North Korean leader Kim Jong Un, second right, salutes with the Korean People's Army senior officers, Vice Marshal and Vice Chairman of the Central Military Commission Choe Ryong Hae (far right) during a mass military parade in Kim Il Sung Square, celebrating the centenary of the birth of his grandfather, Kim Il Sung, in Pyongyang, North Korea, April 15, 2012. AP Photo/Korean Central News Agency via Korea News Service

(CBS News) UNITED NATIONS - The language of Monday's U.N. Security Council's Presidential statement condemning North Korea's launch of a ballistic missile last Friday was particularly strong, deploring the launch as a grave security concern in the region. But the most important element of the council's condemnatory statement is that China - North Korea's strongest alley - was on board.

It gives weight to the fact that Beijing also considers North Korea's nuclear ambitions a threat to security.

After lengthy debate, and resistance from China during negotiations on Friday and Saturday, the U.N. issued its Presidential statement (which is a U.N. document that has to be adopted unanimously) condemning the rocket launch, making the point that any launch using ballistic missile technology - even if it a satellite launch or a space vehicle - is a violation of Security Council Resolutions.

That was intended to dispel any pretext by North Korea that its launch was for peaceful purposes, permissible under treaty obligations.

China joins U.N. condemnation of N. Korea rocket launch

The Security Council's condemnation of North Korea was stronger than it has been in the past. In addition to demanding an end to North Korea's missile activities, the U.N. also gave a short leash to the sanctions committee, which must report back in 15 days to increase sanctions against Pyongyang.

U.S. Ambassador Susan Rice, the Security Council's president for April, said the adoption of the statement "shows that the international community is united," but to what end is not clear.

Following Kim Jong-Un's first public speech this weekend - in which he said that strengthening the military was his regime's highest priority - expectations are strong that there will be more provocations on the part of North Korea, and perhaps a third nuclear test.

This leaves the U.N. in a box about how to respond effectively. The international community has few options to rein in North Korea's rogue regime, and negotiations have so far failed.

Given that sanctions and food aid haven't really been able to steer North Korea away from launching rockets or testing its nuclear capability, the U.N. is left adding names and entities to its sanctions list.

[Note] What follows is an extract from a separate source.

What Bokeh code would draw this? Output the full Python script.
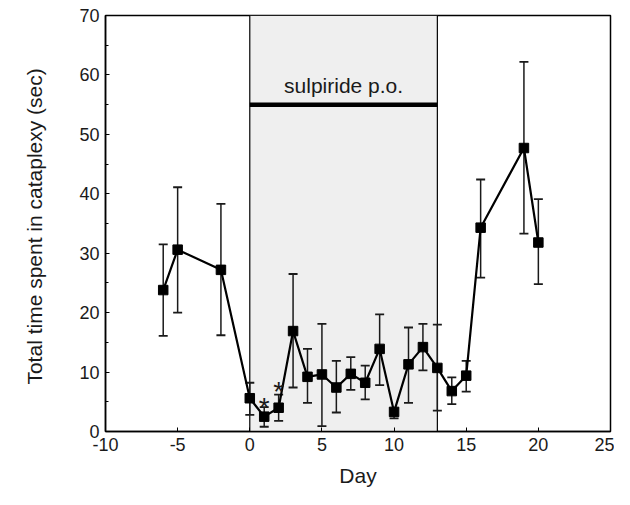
from bokeh.plotting import figure
from bokeh.models import (Range1d, FixedTicker, Whisker, BoxAnnotation, ColumnDataSource,
                          TeeHead, Label)
from bokeh.embed import file_html
from bokeh.resources import INLINE
from bokeh.core.properties import value

# ---- data ----
days  = [-6, -5, -2, 0, 1, 2, 3, 4, 5, 6, 7, 8, 9, 10, 11, 12, 13, 14, 15, 16, 19, 20]
mean  = [23.8, 30.6, 27.2, 5.6, 2.5, 4.0, 16.9, 9.2, 9.6, 7.4, 9.7, 8.2, 13.9, 3.3, 11.3, 14.2, 10.7, 6.8, 9.4, 34.3, 47.7, 31.8]
upper = [31.5, 41.1, 38.3, 8.2, 4.1, 6.2, 26.5, 13.9, 18.1, 11.9, 12.5, 11.1, 19.7, 3.9, 17.5, 18.1, 18.0, 9.1, 11.9, 42.4, 62.2, 39.1]
lower = [16.1, 20.0, 16.2, 2.8, 0.8, 1.8, 7.4, 4.8, 0.9, 3.2, 7.0, 5.4, 7.8, 2.2, 4.8, 10.3, 3.5, 4.6, 6.7, 25.9, 33.3, 24.8]

treat_start, treat_end = 0, 13
treat_level = 55
treat_label = "sulpiride p.o."
star_days = [1, 2]
star_y = [5.4, 8.0]

x_ticks = [-10, -5, 0, 5, 10, 15, 20, 25]
x_tick_labels = {-10: "-10", -5: "-5"}
y_ticks = [0, 10, 20, 30, 40, 50, 60, 70]
y_minor = [5, 15, 25, 35, 45, 55, 65]

FONT = "Liberation Sans"
INK = "#1a1a1a"

p = figure(width=614, height=489, output_backend="svg", toolbar_location=None,
           x_range=Range1d(-10, 25), y_range=Range1d(0, 70),
           min_border_left=105, min_border_right=4, min_border_top=15, min_border_bottom=57)
p.xgrid.visible = False
p.ygrid.visible = False
p.outline_line_color = "black"
p.outline_line_width = 1.5
p.background_fill_color = "white"
p.border_fill_color = "white"

# treatment period shading
p.add_layout(BoxAnnotation(left=treat_start, right=treat_end, fill_color="#efefef", fill_alpha=1.0,
                           line_color="black", line_alpha=1.0, line_width=1.2, level="underlay"))

# treatment bar
p.line([treat_start, treat_end], [treat_level, treat_level], line_color="black", line_width=4.5)
p.add_layout(Label(x=(treat_start + treat_end) / 2, y=treat_level, text=treat_label,
                   text_font=FONT, text_font_size="21px", text_align="center",
                   text_baseline="bottom", y_offset=8, text_color=INK))

src = ColumnDataSource(dict(x=days, y=mean, up=upper, lo=lower))
w = Whisker(source=src, base="x", upper="up", lower="lo", line_color=INK, line_width=1.5,
            upper_head=TeeHead(size=9, line_color=INK, line_width=1.8),
            lower_head=TeeHead(size=9, line_color=INK, line_width=1.8))
p.add_layout(w)
p.line("x", "y", source=src, line_color="black", line_width=2.2)
p.scatter("x", "y", source=src, marker="square", size=9.5, fill_color="black", line_color="black")

# significance stars
p.text(x=star_days, y=star_y, text=["*", "*"], text_font=value(FONT), text_font_size="28px",
       text_align="center", text_baseline="middle", y_offset=8, text_color=INK)

# axes
for ax in (p.xaxis[0], p.yaxis[0]):
    ax.axis_line_color = "black"
    ax.axis_line_width = 1.5
    ax.major_tick_in = 4
    ax.major_tick_out = 0
    ax.minor_tick_in = 3
    ax.minor_tick_out = 0
    ax.major_tick_line_color = "black"
    ax.minor_tick_line_color = "black"
    ax.major_label_text_font = FONT
    ax.major_label_text_font_size = "18px"
    ax.major_label_text_color = INK
    ax.axis_label_text_font = FONT
    ax.axis_label_text_font_size = "21px"
    ax.axis_label_text_font_style = "normal"
    ax.axis_label_text_color = INK
    ax.major_label_standoff = 6

p.xaxis.ticker = FixedTicker(ticks=x_ticks)
p.xaxis.major_label_overrides = x_tick_labels
p.yaxis.ticker = FixedTicker(ticks=y_ticks, minor_ticks=y_minor)
p.xaxis.axis_label = "Day"
p.yaxis.axis_label = "Total time  spent in cataplexy (sec)"
p.xaxis.axis_label_standoff = 10
p.yaxis.axis_label_standoff = 30

open("out.html", "w").write(file_html(p, INLINE))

But if China is convinced that North Korea needs to stop its testing before it develops the ability to mount a nuclear weapon on a ballistic missile, China could (on a bilateral basis) suspend some of the arms and fuel it sends as North Korea's most important trading partner.

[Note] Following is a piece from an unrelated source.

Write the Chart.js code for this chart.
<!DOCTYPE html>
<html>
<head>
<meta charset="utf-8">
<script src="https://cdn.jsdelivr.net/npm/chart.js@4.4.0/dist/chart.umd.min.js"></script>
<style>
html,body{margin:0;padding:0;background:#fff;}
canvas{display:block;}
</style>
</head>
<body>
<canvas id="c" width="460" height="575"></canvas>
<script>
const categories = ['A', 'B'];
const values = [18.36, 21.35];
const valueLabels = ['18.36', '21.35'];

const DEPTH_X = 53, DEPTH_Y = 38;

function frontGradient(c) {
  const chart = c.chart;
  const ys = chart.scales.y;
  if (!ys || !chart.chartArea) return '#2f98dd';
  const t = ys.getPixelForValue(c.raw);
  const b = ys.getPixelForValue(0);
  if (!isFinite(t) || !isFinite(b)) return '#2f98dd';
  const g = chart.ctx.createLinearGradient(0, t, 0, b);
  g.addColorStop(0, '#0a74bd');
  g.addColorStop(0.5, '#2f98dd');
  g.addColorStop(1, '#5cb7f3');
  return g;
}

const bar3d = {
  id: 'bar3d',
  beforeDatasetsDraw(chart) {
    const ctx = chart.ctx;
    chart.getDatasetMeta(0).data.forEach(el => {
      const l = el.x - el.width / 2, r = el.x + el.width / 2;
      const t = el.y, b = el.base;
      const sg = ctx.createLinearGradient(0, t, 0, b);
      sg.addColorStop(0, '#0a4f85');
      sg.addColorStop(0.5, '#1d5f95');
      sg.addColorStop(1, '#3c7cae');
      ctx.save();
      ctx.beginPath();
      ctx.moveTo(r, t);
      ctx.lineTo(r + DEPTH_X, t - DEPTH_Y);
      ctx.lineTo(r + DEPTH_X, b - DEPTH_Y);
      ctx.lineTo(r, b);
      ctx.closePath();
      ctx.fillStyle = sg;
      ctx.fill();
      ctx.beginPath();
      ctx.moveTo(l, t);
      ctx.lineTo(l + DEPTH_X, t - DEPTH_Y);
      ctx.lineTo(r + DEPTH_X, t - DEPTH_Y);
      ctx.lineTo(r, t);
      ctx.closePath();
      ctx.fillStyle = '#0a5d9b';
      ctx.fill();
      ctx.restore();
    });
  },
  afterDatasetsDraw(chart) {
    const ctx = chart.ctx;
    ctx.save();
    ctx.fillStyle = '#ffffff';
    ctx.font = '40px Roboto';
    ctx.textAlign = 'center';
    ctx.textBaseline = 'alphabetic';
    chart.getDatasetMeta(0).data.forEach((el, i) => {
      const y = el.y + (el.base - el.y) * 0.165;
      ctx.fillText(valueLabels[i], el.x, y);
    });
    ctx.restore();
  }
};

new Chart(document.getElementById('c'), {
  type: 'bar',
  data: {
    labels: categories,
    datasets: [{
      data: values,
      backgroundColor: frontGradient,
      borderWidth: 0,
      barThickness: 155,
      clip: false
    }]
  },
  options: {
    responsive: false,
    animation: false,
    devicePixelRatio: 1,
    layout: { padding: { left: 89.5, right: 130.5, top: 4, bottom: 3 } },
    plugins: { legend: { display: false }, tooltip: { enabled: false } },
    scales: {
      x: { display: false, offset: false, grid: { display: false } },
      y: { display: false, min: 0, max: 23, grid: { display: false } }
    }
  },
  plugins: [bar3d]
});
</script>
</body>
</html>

Sanctions currently in force against North Korea are among the toughest ever imposed, and North Korea has defied those sanctions by conducting nuclear tests and launching rockets - so it is hard to imagine that tightening U.N. sanctions even further will decrease Kim Jong-Un's defiance, particularly because Pyongyang went forward with the launch despite U.S. warnings that it would suspend previously-agreed-to (and desperately needed) food aid.

The next task for the U.N. is to bring China around to help stop the threat to regional security.